Gradually the dominating narrative in Kashmir was the one dictated by Islamists and pro-Pakistanis. Nobody batted for India, nobody spoke for it. All the mainstream parties – the National Conference, the Congress and the CPI(M) – had leaders who invariably took a soft approach while speaking against anti-Indians. They helped keep the narrative of plebiscite, self-determination, autonomy and self-rule alive, much to the comfort of those holding the apron strings of militancy while sitting in Rawalpindi. Nobody said, for example, that accession of J&K to Indian domain was final and people are not supposed to change their national allegiance at the drop of the hat. None told the Kashmiris about the plight of linguistic minorities in Pakistan and the failure of that country as a state. Mainstream leaders seemed just like the softer voices of separatists.
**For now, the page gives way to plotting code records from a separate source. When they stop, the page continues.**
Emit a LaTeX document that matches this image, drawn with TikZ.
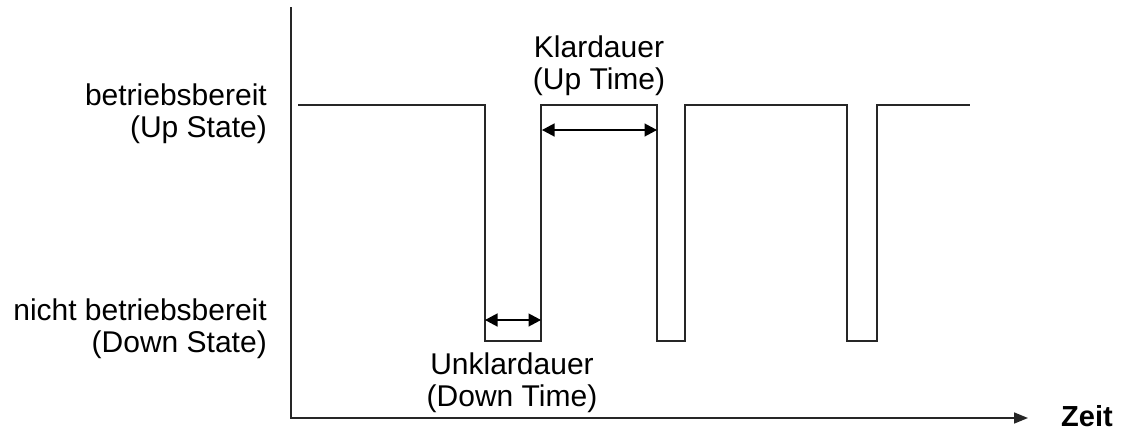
\documentclass[tikz,border=0pt]{standalone}
\usepackage{fontspec}
\setmainfont{Liberation Sans}
\usetikzlibrary{arrows.meta}
\begin{document}
\begin{tikzpicture}[x=1pt,y=-1pt,
  lbl/.style={inner sep=0pt,font=\fontsize{30}{32}\selectfont},
  axis/.style={line width=1.6pt,black!85},
  signal/.style={line width=1.3pt,black!85},
  tip/.style={Triangle[length=12.5pt,width=13pt]},
  dim/.style={line width=1.3pt,{Triangle[length=12.5pt,width=13pt]}-{Triangle[length=12.5pt,width=13pt]}}]
\useasboundingbox (0,0) rectangle (1124,432);

% axes
\coordinate (origin) at (290,418);
\coordinate (ytop) at (291,7);
\coordinate (xend) at (1028,418);
\draw[axis] (ytop) -- (291,418);
\draw[axis,-{Triangle[length=14pt,width=11pt]}] (origin) -- (xend);
\node[anchor=base west,inner sep=0pt,font=\fontsize{29}{30}\selectfont\bfseries] (zeit) at (1061,426) {Zeit};

% state labels
\node[lbl,anchor=base east] (up1) at (267,105) {betriebsbereit};
\node[lbl,anchor=base east] (up2) at (267,137) {(Up State)};
\node[lbl,anchor=base east] (dn1) at (267,320) {nicht betriebsbereit};
\node[lbl,anchor=base east] (dn2) at (267,352) {(Down State)};

% state over time
\draw[signal] (298,105) -- (485,105) -- (485,341) -- (541,341) -- (541,105)
  -- (657,105) -- (657,341) -- (685,341) -- (685,105)
  -- (847,105) -- (847,341) -- (877,341) -- (877,105) -- (970,105);

% durations
\coordinate (utA) at (542,130);
\coordinate (utB) at (657,130);
\coordinate (dtA) at (485,320);
\coordinate (dtB) at (541,320);
\draw[dim] (utA) -- (utB);
\draw[dim] (dtA) -- (dtB);

\node[lbl,anchor=base] (ut1) at (599,57) {Klardauer};
\node[lbl,anchor=base] (ut2) at (599,89) {(Up Time)};
\node[lbl,anchor=base] (dt1) at (512,374) {Unklardauer};
\node[lbl,anchor=base] (dt2) at (512,406) {(Down Time)};
\end{tikzpicture}
\end{document}
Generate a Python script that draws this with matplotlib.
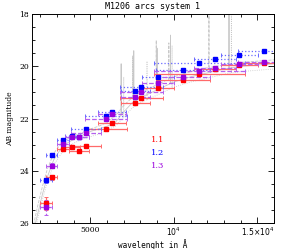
import matplotlib
matplotlib.use("Agg")

import matplotlib.pyplot as plt
import numpy as np
from matplotlib.ticker import FixedLocator, MultipleLocator

# CLASH filters, pivot wavelengths (A) and half widths
filters = ["F225W", "F275W", "F336W", "F390W", "F435W", "F475W", "F606W", "F625W",
           "F775W", "F814W", "F850LP", "F105W", "F110W", "F125W", "F140W", "F160W"]
wavelength = [2359, 2704, 3355, 3921, 4328, 4747, 5921, 6311,
              7692, 8057, 9033, 10552, 11534, 12486, 13923, 15369]
half_width = [370, 320, 350, 450, 620, 900, 1250, 850,
              870, 1300, 960, 1630, 2700, 1250, 1100, 1500]

mag_11 = [25.24, 24.25, 23.18, 23.10, 23.25, 23.06, 22.42, 22.19,
          21.41, 21.22, 20.84, 20.54, 20.31, 20.12, 19.95, 19.87]
err_11 = [0.25, 0.10, 0.05, 0.05, 0.05, 0.05, 0.04, 0.04,
          0.04, 0.04, 0.04, 0.04, 0.04, 0.04, 0.04, 0.04]
mag_12 = [24.37, 23.41, 22.83, 22.66, 22.72, 22.42, 21.92, 21.74,
          20.96, 20.79, 20.40, 20.13, 19.89, 19.71, 19.55, 19.41]
err_12 = [0.10, 0.06, 0.05, 0.04, 0.04, 0.04, 0.04, 0.04,
          0.04, 0.04, 0.04, 0.04, 0.04, 0.04, 0.04, 0.04]
mag_13 = [25.41, 23.81, 22.98, 22.72, 22.70, 22.57, 22.02, 21.83,
          21.17, 20.98, 20.64, 20.39, 20.18, 20.08, 19.92, 19.83]
err_13 = [0.30, 0.10, 0.06, 0.05, 0.05, 0.05, 0.04, 0.04,
          0.04, 0.04, 0.04, 0.04, 0.04, 0.04, 0.04, 0.04]

# best-fit template continua (grey), magnitudes at wavelength nodes
model_wl = [1500, 1800, 2100, 2400, 2800, 3200, 3600, 4000, 4500, 5000, 5500, 6000,
            6500, 7000, 7500, 8000, 9000, 10000, 11000, 12000, 13000, 14000, 15000, 16000]
model_a = [26.6, 25.8, 25.0, 24.3, 23.6, 23.2, 22.95, 22.8, 22.65, 22.5, 22.4, 22.3,
           22.15, 21.75, 21.4, 21.2, 20.9, 20.6, 20.4, 20.25, 20.1, 20.0, 19.95, 19.9]
model_b = [26.4, 25.5, 24.7, 24.0, 23.35, 23.0, 22.8, 22.65, 22.55, 22.4, 22.3, 22.15,
           21.9, 21.5, 21.2, 21.0, 20.7, 20.4, 20.2, 20.05, 19.95, 19.85, 19.8, 19.75]
model_c = [26.8, 26.0, 25.2, 24.5, 23.8, 23.4, 23.1, 22.95, 22.8, 22.7, 22.6, 22.45,
           22.3, 21.95, 21.6, 21.4, 21.1, 20.8, 20.6, 20.45, 20.3, 20.2, 20.15, 20.1]

# emission-line spikes: wavelength and tip magnitude for each template
spikes_a = {"wl": [6850, 7600, 9000, 9800, 13300], "tip": [19.9, 19.4, 19.3, 18.8, 17.0]}
spikes_b = {"wl": [7550, 8950, 9700, 12100], "tip": [19.6, 19.0, 19.1, 17.0]}
spikes_c = {"wl": [7000, 8400, 9900, 13450], "tip": [20.4, 19.8, 19.2, 17.0]}

series = [
    ("1.1", mag_11, err_11, "#ff0000", "#ff6a6a", "-"),
    ("1.2", mag_12, err_12, "#0000ff", "#6a6aff", ":"),
    ("1.3", mag_13, err_13, "#9a00dd", "#b560ee", "--"),
]


def template_curve(nodes_wl, nodes_mag, spikes):
    """Continuum sampled finely, with narrow emission spikes inserted."""
    wl = np.linspace(1500, 16000, 1500)
    mag = np.interp(wl, nodes_wl, nodes_mag)
    for w, tip in zip(spikes["wl"], spikes["tip"]):
        i = np.argmin(np.abs(wl - w))
        mag[i] = tip
    return wl, mag


def main():
    plt.rcParams["font.family"] = ["DejaVu Serif"]
    fig = plt.figure(figsize=(2.91, 2.49), dpi=100)
    ax = fig.add_axes([0.109, 0.105, 0.833, 0.838])

    for nodes, spk, ls in [(model_a, spikes_a, "-"), (model_b, spikes_b, "--"),
                           (model_c, spikes_c, ":")]:
        wl, mag = template_curve(model_wl, nodes, spk)
        ax.plot(wl, mag, color="#c8c8c8", lw=0.6, ls=ls, zorder=1)

    for label, mags, errs, col, ecol, ls in series:
        eb = ax.errorbar(wavelength, mags, xerr=half_width, yerr=errs, fmt="none",
                         ecolor=ecol, elinewidth=0.9, capsize=1.6, capthick=0.7, zorder=2)
        for lc in eb[2]:
            lc.set_linestyle(ls)
        ax.plot(wavelength, mags, "s", color=col, ms=2.8, mec=col, zorder=3)

    for (label, _, _, col, _, _), y in zip(series, [22.83, 23.32, 23.82]):
        ax.text(8650, y, label, color=col, fontsize=6, va="center")

    ax.set_xlim(1500, 16000)
    ax.set_ylim(26, 18)
    ax.xaxis.set_major_locator(FixedLocator([5000, 10000, 15000]))
    ax.set_xticklabels(["5000", r"$10^4$", r"$1.5{\times}10^4$"])
    ax.xaxis.set_minor_locator(MultipleLocator(1000))
    ax.yaxis.set_major_locator(MultipleLocator(2))
    ax.yaxis.set_minor_locator(MultipleLocator(0.5))
    ax.tick_params(which="both", direction="in", top=True, right=True,
                   labelsize=5.5, width=0.6, pad=2)
    ax.tick_params(which="major", length=4)
    ax.tick_params(which="minor", length=2)
    for sp in ax.spines.values():
        sp.set_linewidth(0.7)

    ax.set_title("M1206 arcs system 1", fontsize=6, family="DejaVu Sans Mono", pad=4)
    ax.set_xlabel("wavelenght in Å", fontsize=5.5, family="DejaVu Sans Mono", labelpad=1)
    ax.set_ylabel("AB magnitude", fontsize=5.5, labelpad=4)

    fig.savefig("out.png", dpi=100)
    plt.close(fig)


if __name__ == "__main__":
    main()
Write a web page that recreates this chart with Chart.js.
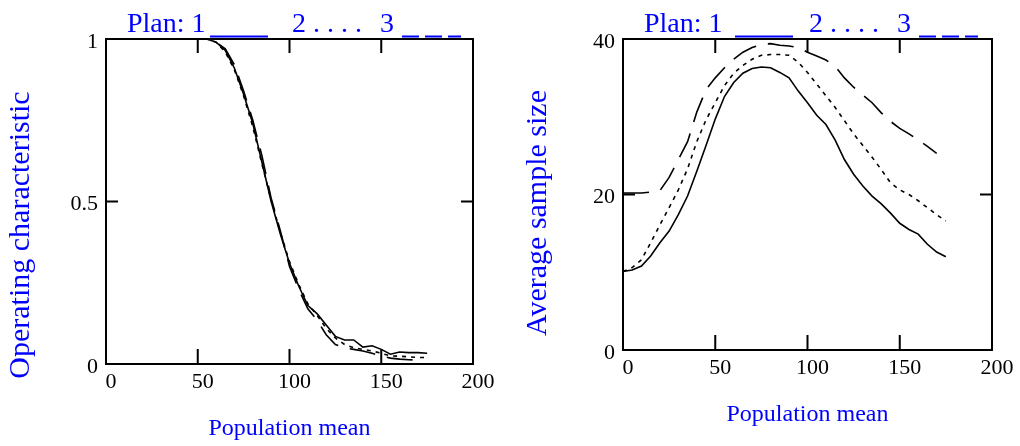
<!DOCTYPE html>
<html>
<head>
<meta charset="utf-8">
<title>Operating characteristic and average sample size</title>
<script src="https://cdn.jsdelivr.net/npm/chart.js@4.4.1/dist/chart.umd.min.js"></script>
<style>
  body { margin: 0; background: #fff; }
  #wrap { position: relative; width: 1020px; height: 446px; }
  canvas { position: absolute; top: 0; }
  #ocChart { left: 0; }
  #asnChart { left: 510px; }
</style>
</head>
<body>
<div id="wrap">
  <canvas id="ocChart" width="510" height="446"></canvas>
  <canvas id="asnChart" width="510" height="446"></canvas>
</div>
<script>
// population means shared by all curves
const popMean = [0,5,10,15,20,25,30,35,40,45,50,55,60,65,70,75,80,85,90,95,100,105,110,115,120,125,130,135,140,145,150,155,160,165,170,175];

// operating characteristic, plans 1-3
const ocPlan1 = [1,1,1,1,1,1,1,1,1,1,1,1,0.99,0.965,0.91,0.83,0.74,0.62,0.5,0.4,0.31,0.24,0.18,0.155,0.12,0.085,0.074,0.074,0.052,0.056,0.045,0.03,0.037,0.035,0.035,0.033];
const ocPlan2 = [1,1,1,1,1,1,1,1,1,1,1,1,0.99,0.96,0.905,0.825,0.73,0.615,0.505,0.405,0.315,0.245,0.185,0.15,0.11,0.08,0.06,0.05,0.045,0.04,0.033,0.025,0.024,0.022,0.02,0.02];
const ocPlan3 = [1,1,1,1,1,1,1,1,1,1,1,1,0.99,0.97,0.92,0.84,0.75,0.64,0.51,0.41,0.30,0.23,0.17,0.135,0.09,0.06,0.05,0.045,0.04,0.033,0.025,0.018,0.015,0.013,0.012,null];

// average sample size, plans 1-3
const asnPlan1 = [10.1,10.3,10.8,12.1,13.8,15.3,17.4,19.8,23.0,26.3,29.7,32.6,34.4,35.6,36.2,36.4,36.3,35.7,35.0,33.3,31.8,30.2,29.0,27.0,24.5,22.6,21.1,19.8,18.8,17.6,16.3,15.5,14.9,13.6,12.6,12.0];
const asnPlan2 = [10.1,10.6,11.6,13.8,16.1,18.3,20.6,23.3,26.8,29.6,31.8,34.0,35.6,36.6,37.4,37.9,38.0,38.0,37.9,37.0,35.7,34.2,32.7,31.2,29.5,27.8,26.3,24.8,23.2,21.5,20.6,20.0,19.2,18.3,17.4,16.6];
const asnPlan3 = [20.2,20.2,20.2,20.3,20.5,22.2,24.5,26.8,30.6,33.5,35.0,36.3,37.4,38.3,38.9,39.3,39.4,39.2,39.1,38.9,38.3,37.8,37.3,36.5,35.0,33.8,32.8,31.8,30.5,29.4,28.5,27.8,27.0,26.2,25.3,null];

// tick labels
const xTicks = [0,50,100,150,200];
const ocTicks = [0,0.5,1];
const asnTicks = [0,20,40];

const SERIF = '"Liberation Serif", "Times New Roman", serif';
Chart.defaults.font.family = SERIF;
Chart.defaults.color = '#000';

// box around the plot with short inward ticks on all four sides
const framePlugin = {
  id: 'frame',
  afterDatasetsDraw(chart) {
    const {ctx, chartArea: a, scales: {x, y}} = chart;
    ctx.save();
    ctx.strokeStyle = '#000';
    ctx.lineWidth = 2;
    ctx.strokeRect(a.left, a.top, a.right - a.left, a.bottom - a.top);
    ctx.beginPath();
    x.ticks.forEach(t => {
      const px = x.getPixelForValue(t.value);
      ctx.moveTo(px, a.bottom); ctx.lineTo(px, a.bottom - 15);
      ctx.moveTo(px, a.top); ctx.lineTo(px, a.top + 14);
    });
    y.ticks.forEach(t => {
      const py = y.getPixelForValue(t.value);
      ctx.moveTo(a.left, py); ctx.lineTo(a.left + 12, py);
      ctx.moveTo(a.right, py); ctx.lineTo(a.right - 12, py);
    });
    ctx.stroke();
    ctx.restore();
  }
};

// blue key above the plot plus the blue axis titles
const planKeyPlugin = {
  id: 'planKey',
  afterDraw(chart, args, opts) {
    const {ctx, chartArea: a} = chart;
    const x0 = a.left;
    ctx.save();
    ctx.fillStyle = '#0000ff';
    ctx.strokeStyle = '#0000ff';
    ctx.font = '28px ' + SERIF;
    ctx.textAlign = 'left';
    ctx.textBaseline = 'alphabetic';
    ctx.fillText('Plan: 1', x0 + 21, 32);
    ctx.fillText('2 . . . .', x0 + 186, 32);
    ctx.fillText('3', x0 + 274, 32);
    ctx.lineWidth = 2;
    ctx.beginPath();
    ctx.moveTo(x0 + opts.lineStart, 36.5); ctx.lineTo(x0 + opts.lineStart + 58, 36.5);
    ctx.stroke();
    ctx.setLineDash([17, 6]);
    ctx.beginPath();
    ctx.moveTo(x0 + 296, 36.5); ctx.lineTo(x0 + 355, 36.5);
    ctx.stroke();
    ctx.setLineDash([]);

    // x title
    ctx.font = '24px ' + SERIF;
    ctx.textAlign = 'center';
    ctx.fillText('Population mean', (a.left + a.right) / 2, a.bottom + 71);
    // y title
    ctx.font = '30px ' + SERIF;
    ctx.translate(a.left - 85, opts.yTitleMid);
    ctx.rotate(-Math.PI / 2);
    ctx.textBaseline = 'middle';
    ctx.fillText(opts.yTitle, 0, 0);
    ctx.restore();
  }
};

function curve(values) {
  return values.map((v, i) => ({x: popMean[i], y: v}));
}

function planSets(p1, p2, p3) {
  const base = {borderColor: '#000', borderWidth: 1.6, pointRadius: 0, tension: 0, fill: false};
  return [
    Object.assign({label: 'Plan 1', data: curve(p1)}, base),
    Object.assign({label: 'Plan 2', data: curve(p2), borderDash: [4, 5]}, base),
    Object.assign({label: 'Plan 3', data: curve(p3), borderDash: [26, 12]}, base)
  ];
}

function makeChart(id, sets, yMax, yTickVals, box) {
  return new Chart(document.getElementById(id), {
    type: 'line',
    data: {datasets: sets},
    options: {
      responsive: false,
      animation: false,
      layout: {padding: {left: 0, top: box.top, right: box.right, bottom: 0}},
      plugins: {
        legend: {display: false},
        tooltip: {enabled: false},
        planKey: box.key
      },
      scales: {
        x: {
          type: 'linear', min: 0, max: 200,
          grid: {display: false, drawTicks: false},
          border: {display: false},
          afterBuildTicks: s => { s.ticks = xTicks.map(v => ({value: v})); },
          afterFit: s => { s.height = box.xHeight; s.paddingLeft = 0; s.paddingRight = 0; },
          ticks: {font: {size: 22}, padding: 5, labelOffset: 5, maxRotation: 0, autoSkip: false,
                  callback: v => String(v)}
        },
        y: {
          type: 'linear', min: 0, max: yMax,
          grid: {display: false, drawTicks: false},
          border: {display: false},
          afterBuildTicks: s => { s.ticks = yTickVals.map(v => ({value: v})); },
          afterFit: s => { s.width = box.yWidth; s.paddingTop = 0; s.paddingBottom = 0; },
          ticks: {font: {size: 22}, padding: 8, labelOffset: 3, callback: v => String(v)}
        }
      }
    },
    plugins: [framePlugin, planKeyPlugin]
  });
}

makeChart('ocChart', planSets(ocPlan1, ocPlan2, ocPlan3), 1, ocTicks,
  {top: 39, right: 37, xHeight: 82, yWidth: 106,
   key: {lineStart: 104, yTitle: 'Operating characteristic', yTitleMid: 235}});

makeChart('asnChart', planSets(asnPlan1, asnPlan2, asnPlan3), 40, asnTicks,
  {top: 39, right: 28, xHeight: 96, yWidth: 113,
   key: {lineStart: 112, yTitle: 'Average sample size', yTitleMid: 213}});
</script>
</body>
</html>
Then comes the BJP with its ultra-nationalist aura and shakes hands with the green flag of PDP to confuse Kashmiris once again. The two parties cobbling together a government as part of emerging coalition politics is technically fine, but for an average Kashmiri, it was the coming together of the two opposite poles. How could two extremes of a religious divide join hands? For the youth, it was betrayal by the PDP. It gave rise to the Burhan Wanis and a generation of stone-throwing Kashmiris for the Indian security forces to deal with. The mess was inevitable.
Now, the Narendra Modi regime has embarked on a hard policy on Kashmir – on the one side, it’s ignoring Pakistan, the real troublemaker in Kashmir, and taking it on militarily on the Line of Control. Within Kashmir, the army has been given the go-ahead to deal with troublemakers as it deems fit.
No doubt, after a Major paraded an alleged stone-thrower tied to the bonnet of his jeep to rescue polling staff in it, the stone throwers have retreated. But the question is: Has their anger subsided or they have just made a hasty retreat out of fear which is temporary?